Selection of Modeling Techniques#
In data science projects, the selection of appropriate modeling techniques is a crucial step that significantly influences the quality and effectiveness of the analysis. Modeling techniques encompass a wide range of algorithms and approaches that are used to analyze data, make predictions, and derive insights. The choice of modeling techniques depends on various factors, including the nature of the problem, available data, desired outcomes, and the domain expertise of the data scientists.
When selecting modeling techniques, data scientists assess the specific requirements of the project and consider the strengths and limitations of different approaches. They evaluate the suitability of various algorithms based on factors such as interpretability, scalability, complexity, accuracy, and the ability to handle the available data.
One common category of modeling techniques is statistical modeling, which involves the application of statistical methods to analyze data and identify relationships between variables. This may include techniques such as linear regression, logistic regression, time series analysis, and hypothesis testing. Statistical modeling provides a solid foundation for understanding the underlying patterns and relationships within the data.
Machine learning techniques are another key category of modeling techniques widely used in data science projects. Machine learning algorithms enable the extraction of complex patterns from data and the development of predictive models. These techniques include decision trees, random forests, support vector machines, neural networks, and ensemble methods. Machine learning algorithms can handle large datasets and are particularly effective when dealing with high-dimensional and unstructured data.
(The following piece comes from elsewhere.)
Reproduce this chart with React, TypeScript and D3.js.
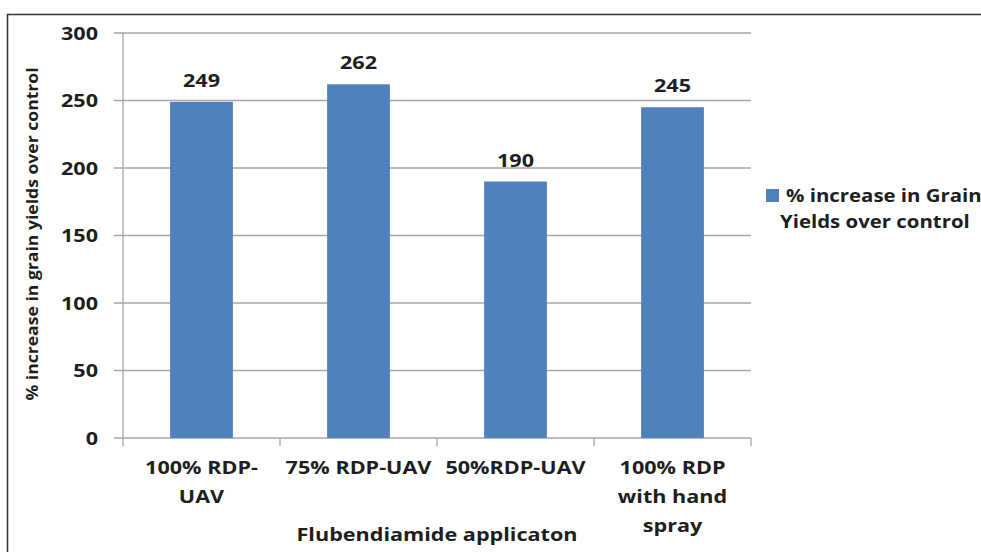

Deep learning, a subset of machine learning, has gained significant attention in recent years due to its ability to learn hierarchical representations from raw data. Deep learning techniques, such as convolutional neural networks (CNNs) and recurrent neural networks (RNNs), have achieved remarkable success in image recognition, natural language processing, and other domains with complex data structures.
Additionally, depending on the project requirements, data scientists may consider other modeling techniques such as clustering, dimensionality reduction, association rule mining, and reinforcement learning. Each technique has its own strengths and is suitable for specific types of problems and data.
The selection of modeling techniques also involves considering trade-offs between accuracy and interpretability. While complex models may offer higher predictive accuracy, they can be challenging to interpret and may not provide actionable insights. On the other hand, simpler models may be more interpretable but may sacrifice predictive performance. Data scientists need to strike a balance between accuracy and interpretability based on the project's goals and constraints.
To aid in the selection of modeling techniques, data scientists often rely on exploratory data analysis (EDA) and preliminary modeling to gain insights into the data characteristics and identify potential relationships. They also leverage their domain expertise and consult relevant literature and research to determine the most suitable techniques for the specific problem at hand.
Furthermore, the availability of tools and libraries plays a crucial role in the selection of modeling techniques. Data scientists consider the capabilities and ease of use of various software packages, programming languages, and frameworks that support the chosen techniques. Popular tools in the data science ecosystem, such as Python's scikit-learn, TensorFlow, and R's caret package, provide a wide range of modeling algorithms and resources for efficient implementation and evaluation.